In order to create a dataset to test a statistical calculation package, I want to be able to generate a sample that is correlated to a reference sample with a given searman coefficient.
I managed to do it for the Pearson coefficient, but the fact that Spearman works on the rank makes it quite tricky, to say the least!

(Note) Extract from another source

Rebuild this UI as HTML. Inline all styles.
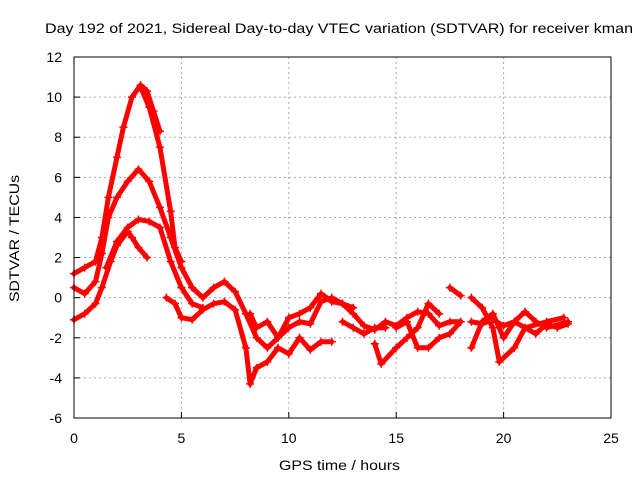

As an example, with a code to generate spearman and pearson correlated samples:
from statistics import correlation
import numpy as np
from scipy import stats
def generate_pearson_correlated_to_sample(x, correlation):
"""
Generate a variable with a specified Pearson correlation coefficient to a given sample.
Parameters
----------
x : array-like
The fixed first sample.
correlation : float
Desired Pearson correlation coefficient (-1 <= correlation <= 1).
Returns
-------
array-like
The generated sample y with specified Pearson correlation to x.
"""
# standardize the pixel data
x_std = (x - x.mean()) / x.std()
# generate independent standard normal data
z = np.random.normal(loc=0, scale=1, size=x_std.shape)
# Create correlated variable (standardized)
y_std = correlation * x_std + np.sqrt(1 - correlation ** 2) * z
# Scale to desired standard deviation and add mean
mean = x.mean()
std = x.std()
y = y_std * std + mean
return y
def generate_spearman_correlated_to_sample(x, correlation):
"""
Generate a variable with a specified Spearman correlation coefficient to a given sample.
Parameters
----------
x : array-like
The fixed first sample.
correlation : float
Desired Spearman correlation coefficient (-1 <= correlation <= 1).
Returns
-------
array-like
The generated sample y with specified Spearman correlation to x.
"""
n_samples = len(x)
# Convert x to ranks (normalized between 0 and 1)
x_ranks = stats.rankdata(x) / (n_samples + 1)
# Convert ranks to normal distribution
normal_x = stats.norm.ppf(x_ranks)
# Generate correlated normal variable
normal_y = correlation * normal_x + np.sqrt(1 - correlation ** 2) * np.random.normal(0, 1, n_samples)
# Convert back to uniform distribution
y_uniform = stats.norm.cdf(normal_y)
# Convert uniform to same marginal distribution as x using empirical CDF
x_sorted = np.sort(x)
y = np.interp(y_uniform, np.linspace(0, 1, n_samples), x_sorted)
return y
def verify_correlations(x, y):
"""
Calculate both Spearman and Pearson correlations between two variables.
Parameters:
-----------
x, y : array-like
The two variables to check
Returns:
--------
tuple
(spearman_correlation, pearson_correlation)
"""
spearman_corr = stats.spearmanr(x, y)[0]
pearson_corr = stats.pearsonr(x, y)[0]
return spearman_corr, pearson_corr
# Example usage
if __name__ == "__main__":
# Set random seed for reproducibility
np.random.seed(42)
# Create different types of example data
x_normal = np.random.normal(0, 1, 10000) # Normal distribution
x_exp = np.random.exponential(2, 10000) # Exponential distribution
x_bimodal = np.concatenate([np.random.normal(-2, 0.5, 5000),
np.random.normal(2, 0.5, 5000)]) # Bimodal distribution
# Test with different distributions and correlations
test_cases = [
(x_normal, 0.7, "Normal Distribution"),
(x_exp, 0.5, "Exponential Distribution"),
(x_bimodal, 0.8, "Bimodal Distribution")
]
# Run examples
for x, target_corr, title in test_cases:
print(f"\nTesting with {title}")
print(f"Target correlation: {target_corr}")
# Generate correlated sample
y_spearman = generate_spearman_correlated_to_sample(x, correlation=target_corr)
y_pearson = generate_pearson_correlated_to_sample(x, correlation=target_corr)
# Calculate actual correlations
spearman_corr, _= verify_correlations(x, y_spearman)
_, pearson_corr = verify_correlations(x, y_pearson)
print(f"Achieved Spearman correlation: {spearman_corr:.4f}")
print(f"Achieved Pearson correlation: {pearson_corr:.4f}")
With the above code, the generated Pearson coefficient is of course not exactly equal to the targeted value due to the random nature of the code. But I find that Spearman is systematically off by a much larger amount, which makes me suspecting a problem in my code.
I work in Python but any help is appreciated!